> Short problem
Leaving the pictures aside, transcribe every line below exactly.

--*--

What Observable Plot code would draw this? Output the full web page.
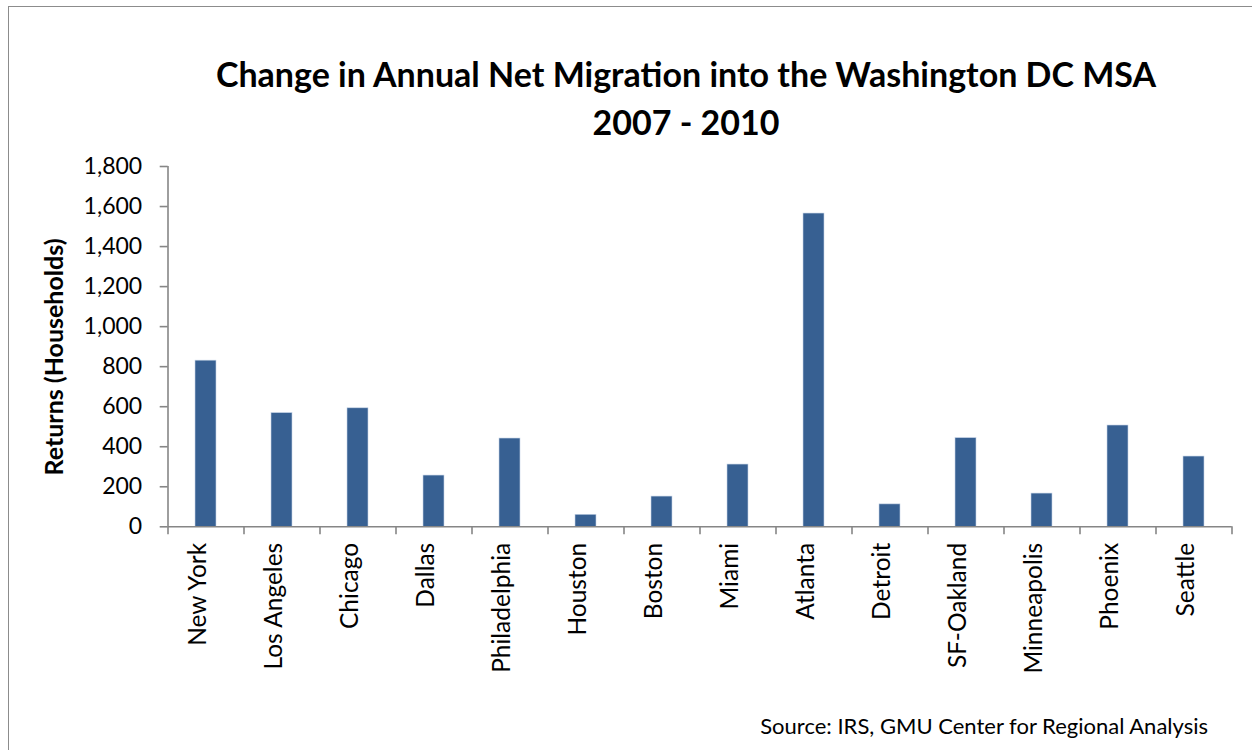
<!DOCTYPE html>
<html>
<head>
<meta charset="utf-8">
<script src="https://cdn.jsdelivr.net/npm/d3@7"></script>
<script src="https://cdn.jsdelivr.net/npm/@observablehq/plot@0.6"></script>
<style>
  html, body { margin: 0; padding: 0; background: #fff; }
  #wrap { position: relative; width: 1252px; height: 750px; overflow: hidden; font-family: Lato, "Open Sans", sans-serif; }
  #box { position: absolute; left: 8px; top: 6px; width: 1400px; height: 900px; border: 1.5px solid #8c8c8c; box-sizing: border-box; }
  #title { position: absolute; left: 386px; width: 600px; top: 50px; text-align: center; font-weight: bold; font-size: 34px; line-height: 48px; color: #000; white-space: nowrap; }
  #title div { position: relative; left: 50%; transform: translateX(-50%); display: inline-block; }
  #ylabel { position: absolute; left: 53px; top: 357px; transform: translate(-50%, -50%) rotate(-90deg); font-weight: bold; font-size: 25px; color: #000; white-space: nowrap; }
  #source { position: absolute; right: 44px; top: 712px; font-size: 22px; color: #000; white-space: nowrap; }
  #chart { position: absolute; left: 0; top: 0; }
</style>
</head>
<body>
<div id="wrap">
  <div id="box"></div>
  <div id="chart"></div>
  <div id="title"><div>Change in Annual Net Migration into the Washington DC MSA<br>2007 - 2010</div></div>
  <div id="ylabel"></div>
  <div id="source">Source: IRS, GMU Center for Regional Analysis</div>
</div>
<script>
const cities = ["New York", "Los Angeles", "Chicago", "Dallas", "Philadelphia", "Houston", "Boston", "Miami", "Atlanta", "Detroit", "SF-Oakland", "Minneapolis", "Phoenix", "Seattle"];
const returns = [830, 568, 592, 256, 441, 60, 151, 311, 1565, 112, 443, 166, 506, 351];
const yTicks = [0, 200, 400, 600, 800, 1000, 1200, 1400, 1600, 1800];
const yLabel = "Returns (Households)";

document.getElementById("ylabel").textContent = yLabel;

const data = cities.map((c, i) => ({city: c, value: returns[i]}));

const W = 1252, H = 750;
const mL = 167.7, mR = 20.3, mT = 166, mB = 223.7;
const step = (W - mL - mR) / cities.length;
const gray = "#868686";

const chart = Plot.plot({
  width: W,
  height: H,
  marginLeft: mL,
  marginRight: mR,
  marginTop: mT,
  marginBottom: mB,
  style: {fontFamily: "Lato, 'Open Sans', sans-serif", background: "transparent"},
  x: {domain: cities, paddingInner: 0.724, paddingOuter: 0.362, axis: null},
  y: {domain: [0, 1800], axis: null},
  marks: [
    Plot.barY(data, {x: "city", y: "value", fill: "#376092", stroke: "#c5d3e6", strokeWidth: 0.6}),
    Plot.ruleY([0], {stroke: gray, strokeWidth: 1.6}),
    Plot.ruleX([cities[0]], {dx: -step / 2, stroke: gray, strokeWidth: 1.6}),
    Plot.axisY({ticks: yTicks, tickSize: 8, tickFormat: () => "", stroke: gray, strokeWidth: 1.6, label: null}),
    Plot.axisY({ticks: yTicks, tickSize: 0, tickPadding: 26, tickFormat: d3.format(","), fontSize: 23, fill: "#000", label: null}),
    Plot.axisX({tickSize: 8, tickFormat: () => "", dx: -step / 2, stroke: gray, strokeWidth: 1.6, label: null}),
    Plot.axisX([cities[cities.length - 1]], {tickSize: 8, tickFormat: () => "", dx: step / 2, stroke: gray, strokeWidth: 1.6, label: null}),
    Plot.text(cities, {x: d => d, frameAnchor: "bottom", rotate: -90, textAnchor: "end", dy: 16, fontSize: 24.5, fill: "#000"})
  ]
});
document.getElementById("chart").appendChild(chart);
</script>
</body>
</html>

--*--

> Answer below
What Observable Plot code would draw this? Output the full web page.
<!DOCTYPE html>
<html>
<head>
<meta charset="utf-8">
<script src="https://cdn.jsdelivr.net/npm/d3@7"></script>
<script src="https://cdn.jsdelivr.net/npm/@observablehq/plot@0.6"></script>
<style>
  html, body { margin: 0; padding: 0; background: #fff; }
  #wrap { position: relative; width: 1252px; height: 750px; overflow: hidden; font-family: Lato, "Open Sans", sans-serif; }
  #box { position: absolute; left: 8px; top: 6px; width: 1400px; height: 900px; border: 1.5px solid #8c8c8c; box-sizing: border-box; }
  #title { position: absolute; left: 386px; width: 600px; top: 50px; text-align: center; font-weight: bold; font-size: 34px; line-height: 48px; color: #000; white-space: nowrap; }
  #title div { position: relative; left: 50%; transform: translateX(-50%); display: inline-block; }
  #ylabel { position: absolute; left: 53px; top: 357px; transform: translate(-50%, -50%) rotate(-90deg); font-weight: bold; font-size: 25px; color: #000; white-space: nowrap; }
  #source { position: absolute; right: 44px; top: 712px; font-size: 22px; color: #000; white-space: nowrap; }
  #chart { position: absolute; left: 0; top: 0; }
</style>
</head>
<body>
<div id="wrap">
  <div id="box"></div>
  <div id="chart"></div>
  <div id="title"><div>Change in Annual Net Migration into the Washington DC MSA<br>2007 - 2010</div></div>
  <div id="ylabel"></div>
  <div id="source">Source: IRS, GMU Center for Regional Analysis</div>
</div>
<script>
const cities = ["New York", "Los Angeles", "Chicago", "Dallas", "Philadelphia", "Houston", "Boston", "Miami", "Atlanta", "Detroit", "SF-Oakland", "Minneapolis", "Phoenix", "Seattle"];
const returns = [830, 568, 592, 256, 441, 60, 151, 311, 1565, 112, 443, 166, 506, 351];
const yTicks = [0, 200, 400, 600, 800, 1000, 1200, 1400, 1600, 1800];
const yLabel = "Returns (Households)";

document.getElementById("ylabel").textContent = yLabel;

const data = cities.map((c, i) => ({city: c, value: returns[i]}));

const W = 1252, H = 750;
const mL = 167.7, mR = 20.3, mT = 166, mB = 223.7;
const step = (W - mL - mR) / cities.length;
const gray = "#868686";

const chart = Plot.plot({
  width: W,
  height: H,
  marginLeft: mL,
  marginRight: mR,
  marginTop: mT,
  marginBottom: mB,
  style: {fontFamily: "Lato, 'Open Sans', sans-serif", background: "transparent"},
  x: {domain: cities, paddingInner: 0.724, paddingOuter: 0.362, axis: null},
  y: {domain: [0, 1800], axis: null},
  marks: [
    Plot.barY(data, {x: "city", y: "value", fill: "#376092", stroke: "#c5d3e6", strokeWidth: 0.6}),
    Plot.ruleY([0], {stroke: gray, strokeWidth: 1.6}),
    Plot.ruleX([cities[0]], {dx: -step / 2, stroke: gray, strokeWidth: 1.6}),
    Plot.axisY({ticks: yTicks, tickSize: 8, tickFormat: () => "", stroke: gray, strokeWidth: 1.6, label: null}),
    Plot.axisY({ticks: yTicks, tickSize: 0, tickPadding: 26, tickFormat: d3.format(","), fontSize: 23, fill: "#000", label: null}),
    Plot.axisX({tickSize: 8, tickFormat: () => "", dx: -step / 2, stroke: gray, strokeWidth: 1.6, label: null}),
    Plot.axisX([cities[cities.length - 1]], {tickSize: 8, tickFormat: () => "", dx: step / 2, stroke: gray, strokeWidth: 1.6, label: null}),
    Plot.text(cities, {x: d => d, frameAnchor: "bottom", rotate: -90, textAnchor: "end", dy: 16, fontSize: 24.5, fill: "#000"})
  ]
});
document.getElementById("chart").appendChild(chart);
</script>
</body>
</html>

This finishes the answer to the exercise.